As you can see from my picture - the older food has already started to compost - the corn husks and onion peels are relatively fresh. It takes about 3 months for the pile to be fully composted. If your pile starts smelling like the forest you know you are on the right track! And as long as you avoid the few "dont's" it most likely will.

The reason why garbage heaps smell is because anaerobic respiration takes place. A compost heap uses aerobic respiration and apart from attracting fruit flies, which are a normal part of the process it does not attract house flies, maggots, worms, cockroaches, rats and other critters. These will appear only if you add meat to your heap (egg shells are fine).

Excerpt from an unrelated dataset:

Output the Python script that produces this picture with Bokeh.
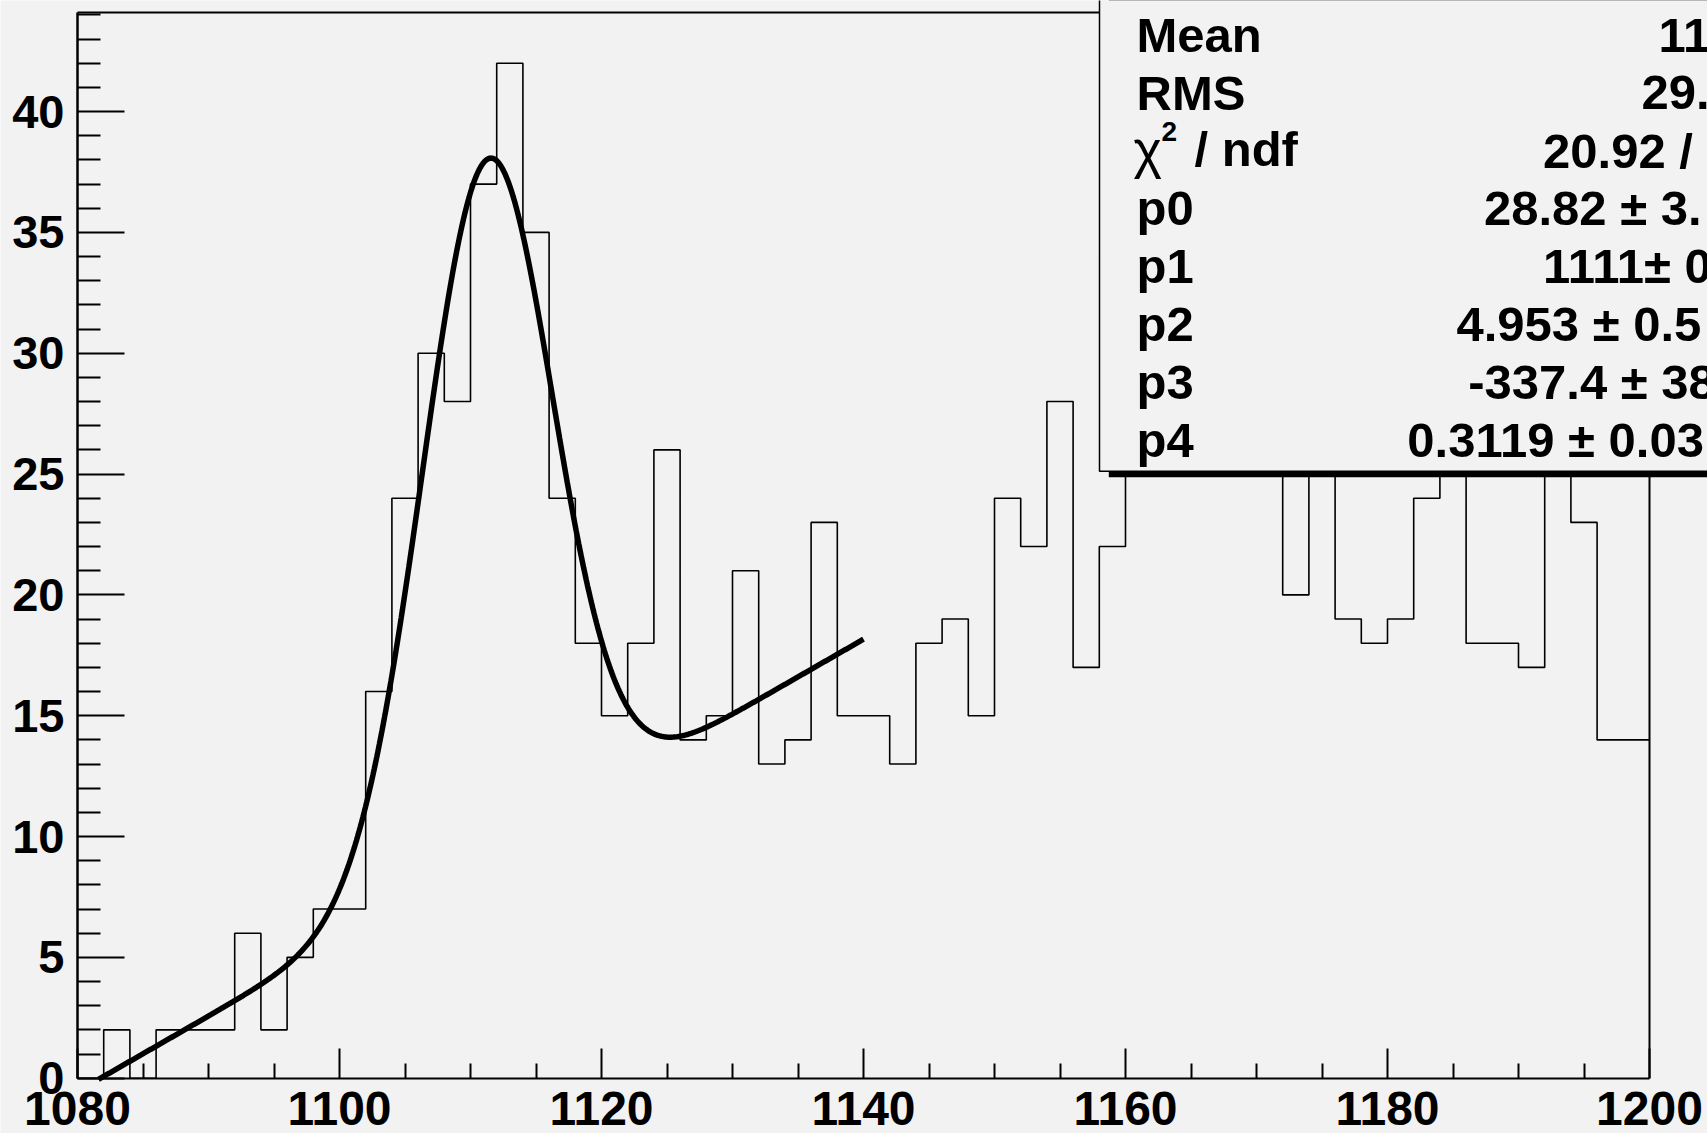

Now that you know that composting is easy as pie, get started and keep me posted on your progress as I would love to know!


Devrim said...

Thank you for the step by step on composting. I have never considered it before because it seemed really difficult; after reading your blog I think I will try composting. I already recycle everything; I even bring bottles home if I cannot find a recycle trash bin. I am glad that more and more places have these bins for glass, paper, and plastic like in school or grocery stores.
I will let you know how the composting goes, and maybe you can give me more details. I think your blog is really helpful.

Akhila Vijayaraghavan said...

Hello Devrim,
You're welcome! Thank you for the comment. Do let me know how your journey of composting goes.